Они шли по деревням, давая в последний раз свои представления. В последний раз медведи показывали своё артистическое искусство: плясали, боролись, показывали, как мальчишки горох воруют, как ходит молодица и как старая баба; в последний раз они получали угощение в виде стаканчика водки, который медведь, стоя на задних лапах, брал обеими подошвами передних, прикладывал к своему мохнатому рылу и, опрокинув голову назад, выливал в пасть, после чего облизывался и выражал своё удовольствие тихим рёвом, полным каких-то странных вздохов. В последний раз к цыганам приходили старики и старухи, чтобы полечиться верным, испытанным средством, состоявшим в том, чтобы лечь на землю под медведя, который ложился на пациента брюхом, широко растопырив во все стороны по земле свои четыре лапы, и лежал, пока цыган не считал сеанса уже достаточно продолжительным. В последний раз их вводили в хаты, причём, если медведь добровольно соглашался войти, его вели в передний угол и сажали там, и радовались его согласию, как доброму знаку; а если он, несмотря на все уговоры и ласки, не переступал порога, то хозяева печалились, а соседи говорили:
— Шось таке е! Бо вин зна!
Большая часть цыган пришла из западных уездов, так что им приходилось спускаться к Бельску двухвёрстным спуском, и, завидев издали место своего несчастия, этот городок с его соломенными и железными крышами и двумя-тремя колокольнями, женщины принимались выть, дети плакать, а медведи из сочувствия, а может быть, — кто знает? — поняв из людских толков свою горькую участь, так реветь, что встречавшиеся обозы сворачивали с дороги в сторону, чтобы не слишком перепугать волов и лошадей, а сопровождавшие их собаки с визгом и трепетом забивались под самые возы, туда, где хохлы привязывают дегтярную мазныцю[33] с квачем[34].
* * *
У ворот бельского исправника[35] собралось несколько стариков цыган. Они приоделись, чтобы представиться начальству в приличном виде. На всех были чёрные или синие суконные бешметы[36] с наборными серебряными с чернью поясами, шёлковые рубахи с узеньким галуном[37] по воротнику, плисовые шаровары[38], большие сапоги, у некоторых с расшитыми и прорезанными узорами голенищами, и большею частью барашковые шапки. Это убранство надевалось только в самых торжественных случаях.

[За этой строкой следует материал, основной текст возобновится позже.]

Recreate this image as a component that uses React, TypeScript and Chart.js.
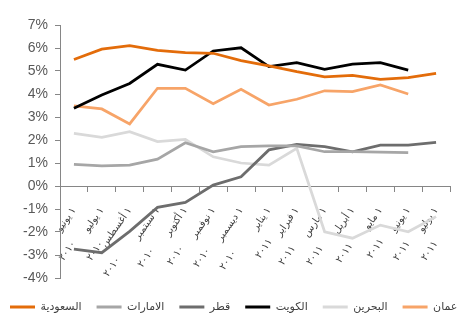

— Спит? — спросил высокий, прямой, пожелтевший от старости цыган выходившего из двора городового, одного из одиннадцати, обязанных охранять порядок в городе Бельске.
— Встаёт, одевается. Сейчас позовут вас, — отвечал городовой.
Старики, до тех пор неподвижно сидевшие и стоявшие, зашевелились и начали тихо разговаривать между собою. Старший вынул что-то из кармана шаровар; все окружили его и смотрели на предмет, находившийся в его руках.